The architecture of the Bivacco Fanton is based on the act of inhabiting the oblique space, tracing the line of tension trying to create a new balance to withstand the unfavourable conformation of the mountain. Here man and architecture live in symbiosis the overhang, they inhabit it by resting on it and breathing the hypnotic power of deep space. The complexity and fragility of the Alpine environment are addressed through individual actions. The design and development process of the opera can be traced back to three key issues: anchoring, suspension and habitat. These themes intertwine and recompose in the oblique dimension of the Bivacco: here technical and theoretical aspects have fuelled an aptitude for experimentation at multiple levels. We can find the oblique dimension in the decomposition of the forces on the ground, in the refutation of artificial flat space.

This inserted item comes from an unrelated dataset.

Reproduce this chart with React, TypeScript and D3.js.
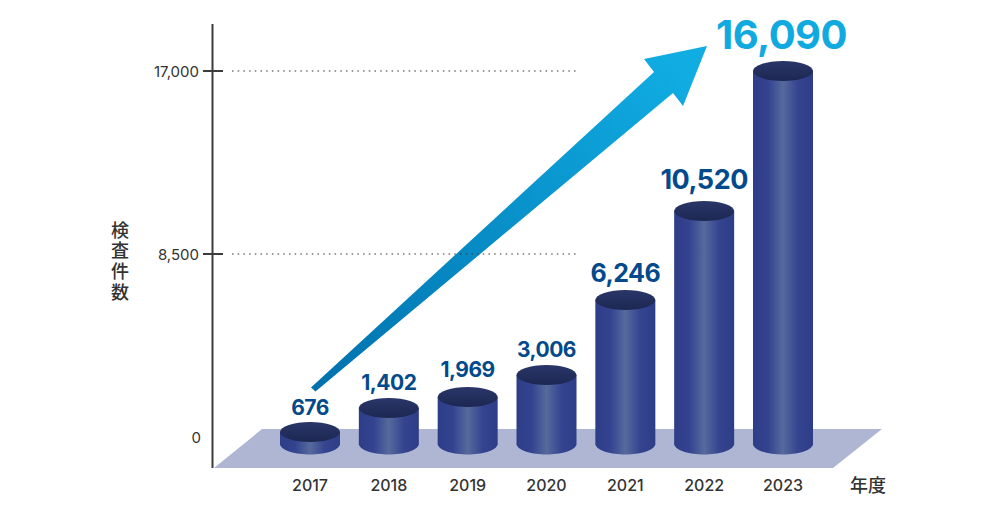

Designing a frontier architecture in an extreme territory deprived of anthropised references allows to focus the attention on the individual dimension of man and his relationship with the landscape. Here the minute spatiality of the architecture is confronted with the enormous scale of the surrounding context: the aesthetic of the new bivouac arises from the landscape, from the lines of tension in the existing orography, emerging as a volume hewn from nature, suspended above the slope. The contradiction between anchoring and suspension lives on an ambivalent relationship that keeps them tied together. The structure finds its balance by leaning on the ground, in a balance that is both firm and perceptively precarious at the same time. The project develops solutions aimed to produce continuity of experience and probe the mixing of protection and risk, nature and artifice, fear and desire that make alpinism so personally involving. The dimension of the bivouac constitutes its inclined habitat, parallel to the ground below pointing downstream. Is an inhabitable telescope that frames the context of the Municipality of Auronzo di Cadore and enhances the landscape.
The project aims to define a design solution that guarantees the lowest possible impact on the mountainous context of the Dolomites while providing a self-sufficient habitat to shelter visitors from the impervious conditions of the outside. The anchoring takes place in 3 points, minimising the building's footprint on the ground and proposing a reversibility of the intervention, with the possible removal of the elevated structure, restoring the ground to its original orographic conditions. The structure doesn't touch the soil but chooses to lean lightly: it is an architecture that doesn't touch the ground but creates a suspension and moves parallel to it, undermining itself and blending into its context. To fulfil the main task of the bivouac, namely to create a thermally comfortable shelter habitat in extreme climatic conditions, it was decided to use a high-performance fibreglass shell derived from the nautical construction. This material allows to merge of the insulation and load-bearing functions into a single element, minimising the weight of the structure and making it easier to transport and assemble at height, reducing the total number of trips required.